Covered entities must adopt and implement a Website/ICT Accessibility Policy. The policy must cover ICT policies, technical accessibility standards, evaluation and testing, feedback, training and guidance, technical assistance, and a responsible individual/office. The policy must be distributed to all employees and contractors who design, develop, maintain, or otherwise have responsibility for its websites.

Read DOJ settlement agreements related to Adoption and Distribution of Website/ICT Accessibility Policies

2. Evaluation, Testing, and Accessibility Plans

Covered entities must have a written evaluation conducted by an independent website accessibility consultant regarding the conformance of the covered entity’s ICT with the Web Content Accessibility Guidelines (WCAG). The evaluation must:

  • Identify any ways that  websites, mobile applications, or  platforms are out of conformance with WCAG 2.0 AA; and
  • Make recommendations to improve the accessibility of the websites, mobile applications, and platforms.

After the initial audit, the independent Website Accessibility Consultant must provide website accessibility evaluations on an annual basis to determine conformance of the websites, mobile applications, and platforms with WCAG 2.0 AA. 

The website accessibility evaluation should include an automated accessibility testing tool acceptable to both parties to evaluate conformance of web content with WCAG 2.0 AA. Tests must also be conducted manually by users with different disabilities to identify any accessibility barriers not otherwise apparent through automated testing. At a minimum, this user testing must include individuals who are blind or have low vision, individuals who are deaf or hard of hearing, and individuals who have physical disabilities affecting manual dexterity. 
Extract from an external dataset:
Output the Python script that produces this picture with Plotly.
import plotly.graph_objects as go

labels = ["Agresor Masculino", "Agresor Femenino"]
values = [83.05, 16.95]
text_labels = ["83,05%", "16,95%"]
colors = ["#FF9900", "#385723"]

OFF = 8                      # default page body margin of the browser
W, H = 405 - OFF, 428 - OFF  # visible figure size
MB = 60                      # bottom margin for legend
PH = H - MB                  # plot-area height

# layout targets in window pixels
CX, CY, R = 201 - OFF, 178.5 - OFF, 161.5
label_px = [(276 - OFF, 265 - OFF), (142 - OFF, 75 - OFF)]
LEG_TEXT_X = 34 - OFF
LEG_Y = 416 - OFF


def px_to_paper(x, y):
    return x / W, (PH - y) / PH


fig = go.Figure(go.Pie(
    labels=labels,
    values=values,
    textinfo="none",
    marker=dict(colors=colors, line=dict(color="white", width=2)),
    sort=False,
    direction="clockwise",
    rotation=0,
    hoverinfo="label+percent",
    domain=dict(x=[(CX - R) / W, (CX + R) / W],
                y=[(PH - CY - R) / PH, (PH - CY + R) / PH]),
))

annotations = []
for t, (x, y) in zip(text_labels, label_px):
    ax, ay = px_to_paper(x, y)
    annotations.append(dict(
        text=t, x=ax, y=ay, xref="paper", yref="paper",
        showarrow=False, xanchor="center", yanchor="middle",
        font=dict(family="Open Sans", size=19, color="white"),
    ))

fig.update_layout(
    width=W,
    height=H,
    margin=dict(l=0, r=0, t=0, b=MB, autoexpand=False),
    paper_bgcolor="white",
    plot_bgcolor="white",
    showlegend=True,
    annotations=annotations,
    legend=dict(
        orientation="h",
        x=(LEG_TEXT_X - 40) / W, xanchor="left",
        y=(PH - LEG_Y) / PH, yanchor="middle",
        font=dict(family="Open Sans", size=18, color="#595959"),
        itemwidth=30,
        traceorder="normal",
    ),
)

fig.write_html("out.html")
Read DOJ settlement Agreements related to Evaluation, Testing, and Accessibility Plans

Read DOJ settlement Agreements related to Enlisting People with Disabilities to Test Webpages

3. Feedback

A covered entity must provide a notice regarding their accessibility policy that is prominently and directly linked from the website homepage. This notice must include a statement of the policy to ensure that persons with disabilities have full and equal enjoyment of the goods, services, facilities, privileges, advantages, and accommodations of the covered entity through the website and its mobile applications. 

The notice must include a toll-free telephone number where people with disabilities who are experiencing technical difficulties with the website or mobile applications can call for assistance. The notice must also solicit feedback from website and mobile applications visitors on how website accessibility can be improved. The notice must provide several methods to provide feedback, including an email address and a toll-free phone number to contact representatives knowledgeable about the website/ICT accessibility policy. 
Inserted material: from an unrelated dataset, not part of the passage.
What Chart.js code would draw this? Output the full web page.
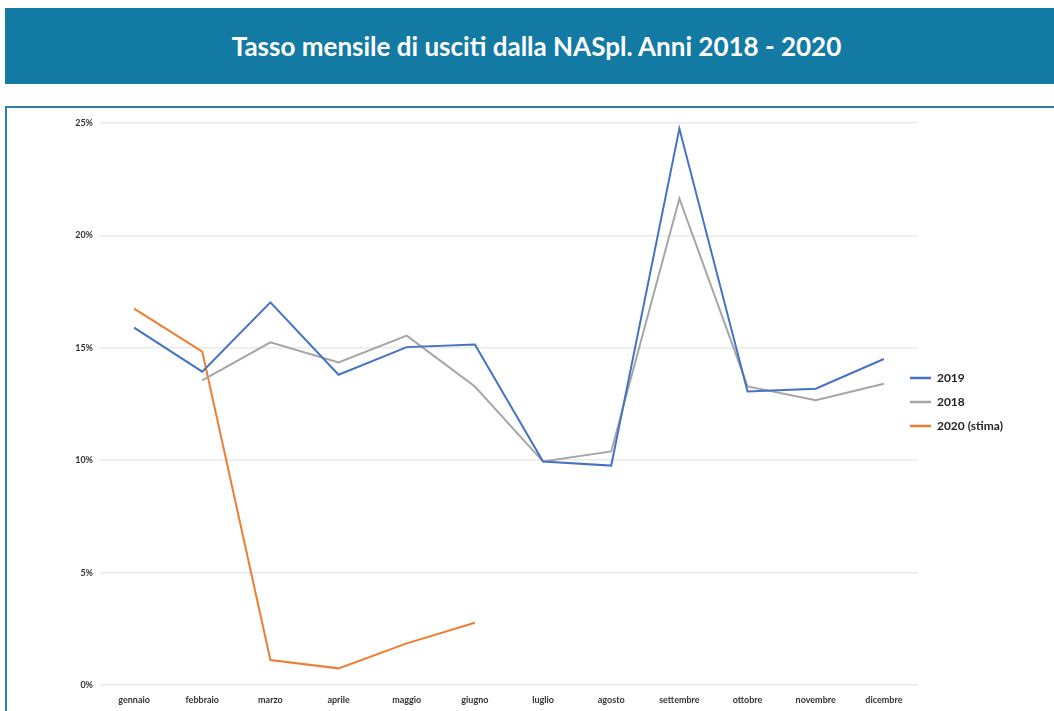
<!DOCTYPE html>
<html>
<head>
<meta charset="utf-8">
<script src="https://cdn.jsdelivr.net/npm/chart.js@4.4.0/dist/chart.umd.min.js"></script>
<style>
  html, body { margin: 0; padding: 0; background: #fff; }
  body { width: 1054px; height: 711px; overflow: hidden; position: relative; font-family: Lato, "Open Sans", sans-serif; }
  #banner {
    position: absolute; left: 5px; top: 8px; width: 1049px; height: 76px;
    background: #137aa4; color: #fff;
    font-weight: bold; font-size: 26px; line-height: 76px; text-align: center;
    padding-left: 14px; box-sizing: border-box;
  }
  #box {
    position: absolute; left: 5px; top: 106px; width: 1060px; height: 620px;
    border: 2px solid #2d7fa8; box-sizing: border-box;
  }
  #wrap { position: absolute; left: 7px; top: 108px; width: 1047px; height: 603px; }
</style>
</head>
<body>
<div id="banner">Tasso mensile di usciti dalla NASpl. Anni 2018 - 2020</div>
<div id="box"></div>
<div id="wrap"><canvas id="grafico"></canvas></div>
<script>
const mesi = ["gennaio", "febbraio", "marzo", "aprile", "maggio", "giugno",
  "luglio", "agosto", "settembre", "ottobre", "novembre", "dicembre"];

// valori in percentuale
const serie2019 = [15.9, 13.94, 17.02, 13.8, 15.03, 15.15, 9.94, 9.76, 24.75, 13.06, 13.18, 14.5];
const serie2018 = [null, 13.55, 15.24, 14.35, 15.54, 13.28, 9.94, 10.39, 21.64, 13.28, 12.67, 13.4];
const serie2020 = [16.74, 14.83, 1.11, 0.74, 1.85, 2.77, null, null, null, null, null, null];

const tickY = [0, 5, 10, 15, 20, 25];

// sposta la legenda un po' in alto e a sinistra, come nell'originale
const spostaLegenda = {
  id: "spostaLegenda",
  afterLayout(chart) {
    const l = chart.legend;
    l.top -= 15; l.bottom -= 15;
    l.left -= 20; l.right -= 20;
  }
};

const ctx = document.getElementById("grafico");

new Chart(ctx, {
  type: "line",
  data: {
    labels: mesi,
    datasets: [
      { label: "2019", data: serie2019, borderColor: "#4472c4", backgroundColor: "#4472c4" },
      { label: "2018", data: serie2018, borderColor: "#a5a5a5", backgroundColor: "#a5a5a5" },
      { label: "2020 (stima)", data: serie2020, borderColor: "#ed7d31", backgroundColor: "#ed7d31" }
    ]
  },
  plugins: [spostaLegenda],
  options: {
    responsive: true,
    maintainAspectRatio: false,
    animation: false,
    elements: {
      point: { radius: 0 },
      line: { borderWidth: 2, tension: 0 }
    },
    layout: { padding: { top: 15, right: 21, bottom: 0, left: 0 } },
    plugins: {
      legend: {
        position: "right",
        labels: {
          usePointStyle: true,
          pointStyle: "line",
          pointStyleWidth: 21,
          padding: 12,
          color: "#222",
          font: { family: "Lato", size: 12, weight: "bold" },
          generateLabels: chart =>
            Chart.defaults.plugins.legend.labels.generateLabels(chart)
              .map(l => ({ ...l, lineWidth: 2.5 }))
        }
      },
      tooltip: { enabled: false }
    },
    scales: {
      x: {
        offset: true,
        grid: { display: false, drawTicks: false },
        border: { display: false },
        ticks: {
          padding: 10,
          maxRotation: 0,
          autoSkip: false,
          color: "#333",
          font: { family: "Lato", size: 9, weight: "bold" }
        },
        afterFit: s => { s.height = 26; }
      },
      y: {
        min: 0,
        max: 25,
        afterBuildTicks: s => { s.ticks = tickY.map(v => ({ value: v })); },
        grid: { color: "#e9e9e9", lineWidth: 1.5, drawTicks: false },
        border: { display: false },
        ticks: {
          padding: 7,
          color: "#333",
          font: { family: "Lato", size: 9, weight: "bold" },
          callback: v => v + "%"
        },
        afterFit: s => { s.width = 93; }
      }
    }
  }
});
</script>
</body>
</html>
Read DOJ settlement agreements related to Feedback

4. Training and Guidance

A covered entity must provide training on the Website/ICT Accessibility Policy, including Web Content Accessibility Guidelines (WCAG) accessibility requirements, to all employees and contractors who design, develop, procure, maintain, or have other responsibilities related to ICT. Website content personnel must also receive the training when they are hired into a position that includes such a role. The training should identify “best practices” describing steps and resources for implementing the Website/ICT Accessibility Policy. In addition, the covered entity must train sufficient personnel to handle feedback provided by individuals with disabilities.
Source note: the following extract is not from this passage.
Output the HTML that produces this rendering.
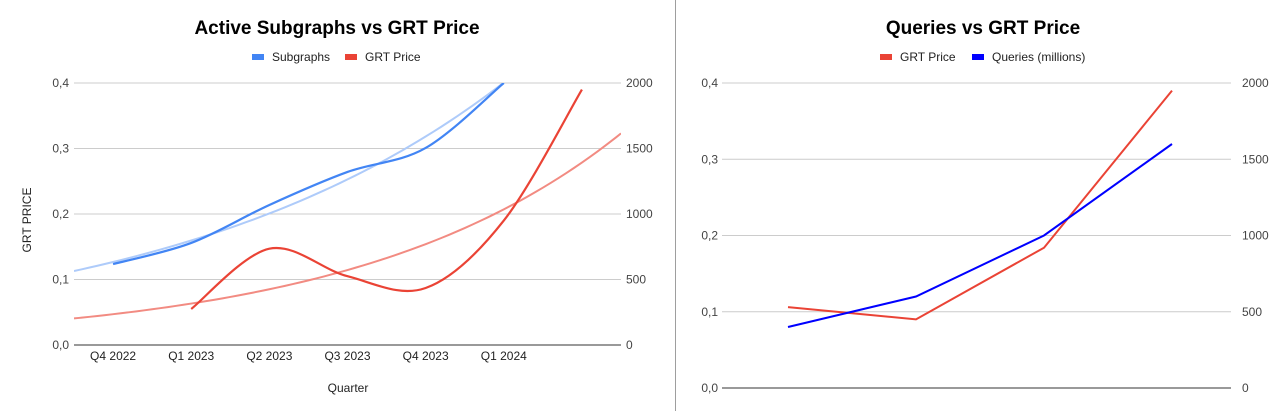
<!DOCTYPE html>
<html><head><meta charset="utf-8"><style>
html,body{margin:0;padding:0;background:#fff;}
svg{display:block;font-family:"Liberation Sans",Arial,sans-serif;}
</style></head><body>
<svg id="c" width="1288" height="411" viewBox="0 0 1288 411">
<line x1="675.5" y1="0" x2="675.5" y2="411" stroke="#9e9e9e" stroke-width="1"/>
<text x="337" y="34" text-anchor="middle" font-size="19" font-weight="bold" fill="#000">Active Subgraphs vs GRT Price</text>
<text x="983" y="34" text-anchor="middle" font-size="19" font-weight="bold" fill="#000">Queries vs GRT Price</text>
<g>
<rect x="252" y="54" width="12" height="6" fill="#4285f4"/>
<text x="272" y="61" font-size="12" fill="#222">Subgraphs</text>
<rect x="345" y="54" width="12" height="6" fill="#ea4335"/>
<text x="365" y="61" font-size="12" fill="#222">GRT Price</text>
</g>
<g>
<rect x="880" y="54" width="12" height="6" fill="#ea4335"/>
<text x="900" y="61" font-size="12" fill="#222">GRT Price</text>
<rect x="972" y="54" width="12" height="6" fill="#0000ff"/>
<text x="992" y="61" font-size="12" fill="#222">Queries (millions)</text>
</g>
<text transform="translate(31,220) rotate(-90)" text-anchor="middle" font-size="12" fill="#222">GRT PRICE</text>
<text x="348" y="392" text-anchor="middle" font-size="12" fill="#222">Quarter</text>
<g id="L"></g><g id="R"></g>
</svg>
<script>
const leftCats=["Q4 2022","Q1 2023","Q2 2023","Q3 2023","Q4 2023","Q1 2024",""];
const subgraphs=[618,779,1069,1321,1504,2000,null];
const grtLeft=[null,0.055,0.147,0.105,0.087,0.19,0.39];
const leftTicks=["0,0","0,1","0,2","0,3","0,4"];
const rightTicksVals=["0","500","1000","1500","2000"];
const rightCats=["","","",""];
const grtRight=[0.106,0.090,0.184,0.39];
const queries=[400,600,1000,1600];

const NS="http://www.w3.org/2000/svg";
function mk(p,t,a){const e=document.createElementNS(NS,t);for(const k in a)e.setAttribute(k,a[k]);p.appendChild(e);return e;}
function smooth(pts){if(pts.length<2)return"";let d="M"+pts[0][0]+","+pts[0][1];
 for(let i=0;i<pts.length-1;i++){const p0=pts[i-1]||pts[i],p1=pts[i],p2=pts[i+1],p3=pts[i+2]||p2;const t=0.5/3*2;
 const c1=[p1[0]+(p2[0]-p0[0])*t/2,p1[1]+(p2[1]-p0[1])*t/2],c2=[p2[0]-(p3[0]-p1[0])*t/2,p2[1]-(p3[1]-p1[1])*t/2];
 d+=" C"+c1[0]+","+c1[1]+" "+c2[0]+","+c2[1]+" "+p2[0]+","+p2[1];}return d;}
function expfit(vals){let n=0,sx=0,sy=0,sxx=0,sxy=0;vals.forEach((v,i)=>{if(v==null)return;const y=Math.log(v);n++;sx+=i;sy+=y;sxx+=i*i;sxy+=i*y;});
 const b=(n*sxy-sx*sy)/(n*sxx-sx*sx),a=(sy-b*sx)/n;return i=>Math.exp(a+b*i);}

// Left chart
(function(){const g=document.getElementById('L');const x0=74,x1=621,yT=83,yB=345;const bw=(x1-x0)/leftCats.length;
 const xs=i=>x0+bw*(i+0.5),yl=v=>yB-(v/0.4)*(yB-yT),yr=v=>yB-(v/2000)*(yB-yT);
 leftTicks.forEach((t,i)=>{const y=yB-i*(yB-yT)/4;
  const ln=mk(g,'line',{x1:x0,x2:x1,y1:y,y2:y,stroke:i==0?'#333':'#ccc','stroke-width':1});
  
  const tl=mk(g,'text',{x:69,y:y+4,'text-anchor':'end','font-size':12,fill:'#444'});tl.textContent=t;
  
  const tr=mk(g,'text',{x:626,y:y+4,'font-size':12,fill:'#444'});tr.textContent=rightTicksVals[i];
  });
 leftCats.forEach((c,i)=>{const t=mk(g,'text',{x:xs(i),y:360,'text-anchor':'middle','font-size':12,fill:'#222'});t.textContent=c;
  });
 const clip=mk(g,'clipPath',{id:'lc'});mk(clip,'rect',{x:x0,y:yT,width:x1-x0,height:yB-yT});
 const trendPts=(f,sc)=>{const p=[];for(let k=-0.5;k<=leftCats.length-0.5+1e-6;k+=0.1)p.push([x0+bw*(k+0.5),sc(f(k))]);return p;};
 const fs=expfit(subgraphs),fg=expfit(grtLeft);
 let e=mk(g,'path',{d:smooth(trendPts(fs,yr)),fill:'none',stroke:'#aecbfa','stroke-width':2,'clip-path':'url(#lc)'});
 
 e=mk(g,'path',{d:smooth(trendPts(fg,yl)),fill:'none',stroke:'#f28b82','stroke-width':2,'clip-path':'url(#lc)'});
 
 const sp=[];subgraphs.forEach((v,i)=>{if(v!=null)sp.push([xs(i),yr(v)]);});
 e=mk(g,'path',{d:smooth(sp),fill:'none',stroke:'#4285f4','stroke-width':2.2,'clip-path':'url(#lc)'});
 
 const gp=[];grtLeft.forEach((v,i)=>{if(v!=null)gp.push([xs(i),yl(v)]);});
 e=mk(g,'path',{d:smooth(gp),fill:'none',stroke:'#ea4335','stroke-width':2.2});
 
})();

// Right chart
(function(){const g=document.getElementById('R');const x0=724,x1=1236,yT=83,yB=388;const bw=(x1-x0)/rightCats.length;
 const xs=i=>x0+bw*(i+0.5),yl=v=>yB-(v/0.4)*(yB-yT),yr=v=>yB-(v/2000)*(yB-yT);
 leftTicks.forEach((t,i)=>{const y=yB-i*(yB-yT)/4;
  const ln=mk(g,'line',{x1:722,x2:1231,y1:y,y2:y,stroke:i==0?'#333':'#ccc','stroke-width':1});
  
  const tl=mk(g,'text',{x:718,y:y+4,'text-anchor':'end','font-size':12,fill:'#444'});tl.textContent=t;
  
  const tr=mk(g,'text',{x:1242,y:y+4,'font-size':12,fill:'#444'});tr.textContent=rightTicksVals[i];
  });
 let e=mk(g,'polyline',{points:grtRight.map((v,i)=>xs(i)+","+yl(v)).join(" "),fill:'none',stroke:'#ea4335','stroke-width':2});
 
 e=mk(g,'polyline',{points:queries.map((v,i)=>xs(i)+","+yr(v)).join(" "),fill:'none',stroke:'#0000ff','stroke-width':2});
 
})();
</script>
</body></html>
Read DOJ settlement agreements related to Training 

5. Responsible Individual/Office Coordinators and Consultants

A covered entity must designate an employee who reports directly to a high ranking official as the Website Accessibility Coordinator for the covered entity’s website and other ICT. The coordinator must be:

  • Knowledgeable about the requirements of Title II and/or Title III of the ADA, WCAG 2.0 AA, MathML, ATAG 2.0, UAAG 1.0, WCAG2ICT, WAI-ARIA, DAISY, EPUB3, and general website accessibility;
  • Responsible for coordinating implementation of the website/ICT accessibility policy;
  • A contact person for content providers regarding accessibility issues relating to its websites, mobile applications, platforms, and the accessibility best practices guidance; and
  • Responsible for ensuring that the accessibility best practices guidance includes guidance on the accessibility requirements of Title III of the ADA and WCAG 2.0 AA, and reference to MathML, ATAG 2.0, UAAG 1.0, WCAG2ICT, WAI-ARIA, DAISY, EPUB3.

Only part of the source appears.